* Goal: Return precisely the span of lines from the top of the material below to the line containing "d3.scaleBand().domain([0, 1]).range([0, y.bandwidth()]);", both included. Pictures are excluded.

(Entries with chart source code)
[Start]
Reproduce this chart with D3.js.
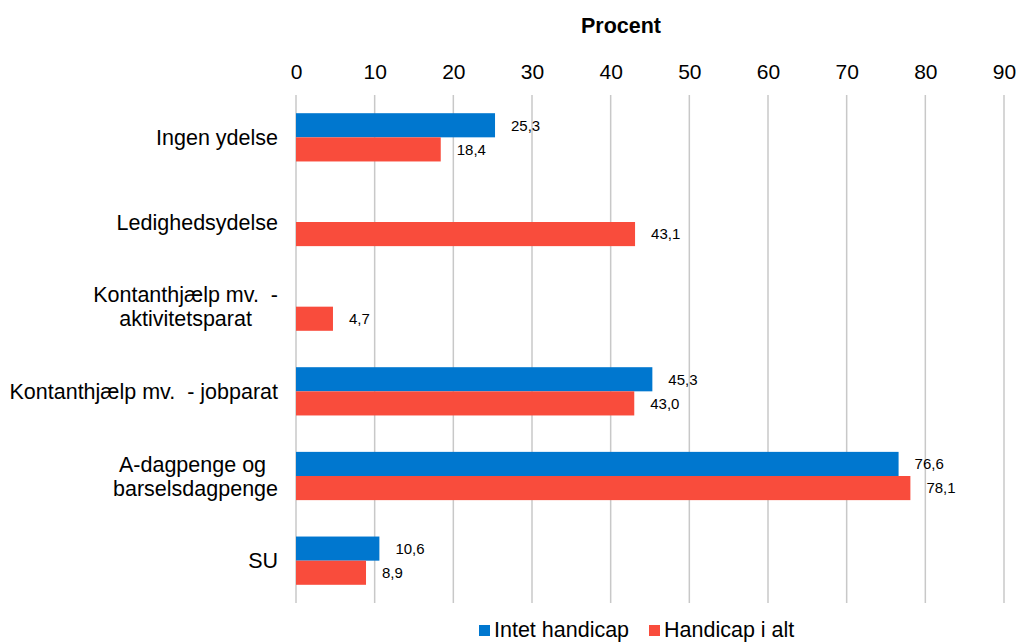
<!DOCTYPE html>
<html>
<head>
<meta charset="utf-8">
<script src="https://cdn.jsdelivr.net/npm/d3@7"></script>
<style>
  html, body { margin: 0; padding: 0; background: #fff; }
  svg { display: block; font-family: "Liberation Sans", Arial, sans-serif; }
</style>
</head>
<body>
<svg id="chart" width="1016" height="643"></svg>
<script>
// Ydelse categories (each may span several lines)
const categories = [
  ["Ingen ydelse"],
  ["Ledighedsydelse"],
  ["Kontanthjælp mv.  -", "aktivitetsparat"],
  ["Kontanthjælp mv.  - jobparat"],
  ["A-dagpenge og ", "barselsdagpenge"],
  ["SU"]
];
const seriesNames = ["Intet handicap", "Handicap i alt"];
const intetHandicap = [25.3, null, null, 45.3, 76.6, 10.6];
const handicapIAlt  = [18.4, 43.1, 4.7, 43.0, 78.1, 8.9];
const tickValues = [0, 10, 20, 30, 40, 50, 60, 70, 80, 90];
const colors = ["#0077cf", "#f94c3c"];

const svg = d3.select("#chart");
const plotLeft = 296, plotRight = 1004, plotTop = 95, plotBottom = 603;

const x = d3.scaleLinear().domain([0, 90]).range([plotLeft, plotRight]);
const y = d3.scaleBand().domain(d3.range(categories.length)).range([plotTop, plotBottom]).paddingInner(0.43).paddingOuter(0.215);
const ySub = d3.scaleBand().domain([0, 1]).range([0, y.bandwidth()]);

// Axis title
svg.append("text")
  .attr("x", 621).attr("y", 33)
  .attr("text-anchor", "middle")
  .attr("font-size", 21.5).attr("font-weight", "bold")
  .text("Procent");

// Top axis with gridlines
const axis = d3.axisTop(x).tickValues(tickValues).tickSize(0).tickPadding(0).tickFormat(d3.format("d"));
const gAxis = svg.append("g").attr("transform", `translate(0,${plotTop - 16})`).call(axis);
gAxis.select(".domain").remove();
gAxis.selectAll("text").attr("font-size", 21).attr("fill", "#000")
  .attr("font-family", "'Liberation Sans', Arial, sans-serif");

svg.append("g").selectAll("line").data(tickValues).join("line")
  .attr("x1", d => x(d)).attr("x2", d => x(d))
  .attr("y1", plotTop).attr("y2", plotBottom)
  .attr("stroke", "#c8c8c8").attr("stroke-width", 1.5);

// Bars
const series = [intetHandicap, handicapIAlt];
const fmt = v => d3.format(".1f")(v).replace(".", ",");
series.forEach((vals, si) => {
  const data = vals.map((v, i) => ({ v, i })).filter(d => d.v != null);
  const g = svg.append("g");
  g.selectAll("rect").data(data).join("rect")
    .attr("x", x(0))
    .attr("y", d => y(d.i) + ySub(si))
    .attr("width", d => x(d.v) - x(0))
    .attr("height", ySub.bandwidth())
    .attr("fill", colors[si]);
  g.selectAll("text").data(data).join("text")
    .attr("x", d => x(d.v) + 16)
    .attr("y", d => y(d.i) + ySub(si) + ySub.bandwidth() / 2)
    .attr("dy", "0.35em")
    .attr("font-size", 15)
    .text(d => fmt(d.v));
});

// Category labels: block right-aligned, lines centered within block
const labelRight = 278, lineH = 24;
categories.forEach((lines, i) => {
  const cy = y(i) + y.bandwidth() / 2;
  const t = svg.append("text").attr("font-size", 21.5).attr("text-anchor", "middle");
  const spans = lines.map((ln, k) => t.append("tspan")
    .attr("y", cy + (k - (lines.length - 1) / 2) * lineH)
    .attr("dy", "0.35em")
    .attr("xml:space", "preserve")
    .style("white-space", "pre")
    .text(ln));
  const w = d3.max(spans, s => s.node().getComputedTextLength());
  spans.forEach(s => s.attr("x", labelRight - w / 2));
});

// Legend
const legend = svg.append("g");
const legendX = [479, 649];
seriesNames.forEach((name, si) => {
  legend.append("rect").attr("x", legendX[si]).attr("y", 625).attr("width", 11).attr("height", 11).attr("fill", colors[si]);
  legend.append("text").attr("x", legendX[si] + 15).attr("y", 637).attr("font-size", 21.5).text(name);
});
</script>
</body>
</html>
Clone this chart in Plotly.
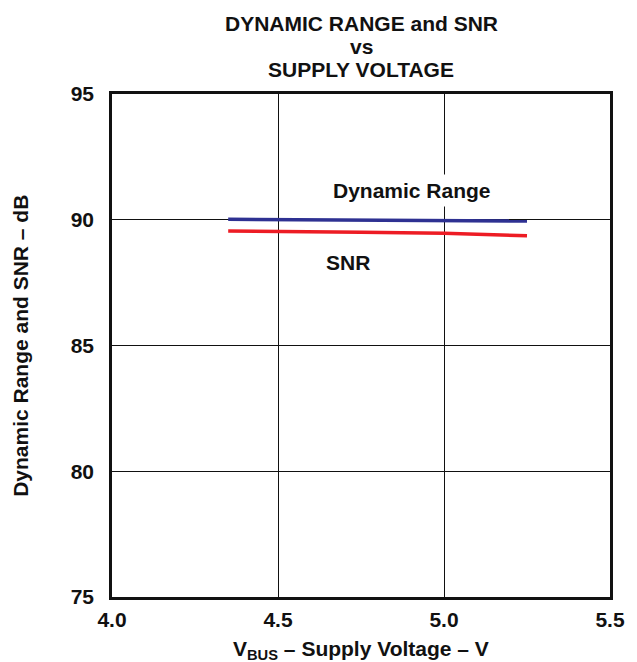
[End]
* Written response:
Reproduce this chart with D3.js.
<!DOCTYPE html>
<html>
<head>
<meta charset="utf-8">
<script src="https://cdn.jsdelivr.net/npm/d3@7"></script>
<style>
  html, body { margin: 0; padding: 0; background: #fff; }
  svg { display: block; font-family: "Liberation Sans", Arial, sans-serif; }
</style>
</head>
<body>
<svg id="chart" width="1016" height="643"></svg>
<script>
// Ydelse categories (each may span several lines)
const categories = [
  ["Ingen ydelse"],
  ["Ledighedsydelse"],
  ["Kontanthjælp mv.  -", "aktivitetsparat"],
  ["Kontanthjælp mv.  - jobparat"],
  ["A-dagpenge og ", "barselsdagpenge"],
  ["SU"]
];
const seriesNames = ["Intet handicap", "Handicap i alt"];
const intetHandicap = [25.3, null, null, 45.3, 76.6, 10.6];
const handicapIAlt  = [18.4, 43.1, 4.7, 43.0, 78.1, 8.9];
const tickValues = [0, 10, 20, 30, 40, 50, 60, 70, 80, 90];
const colors = ["#0077cf", "#f94c3c"];

const svg = d3.select("#chart");
const plotLeft = 296, plotRight = 1004, plotTop = 95, plotBottom = 603;

const x = d3.scaleLinear().domain([0, 90]).range([plotLeft, plotRight]);
const y = d3.scaleBand().domain(d3.range(categories.length)).range([plotTop, plotBottom]).paddingInner(0.43).paddingOuter(0.215);
const ySub = d3.scaleBand().domain([0, 1]).range([0, y.bandwidth()]);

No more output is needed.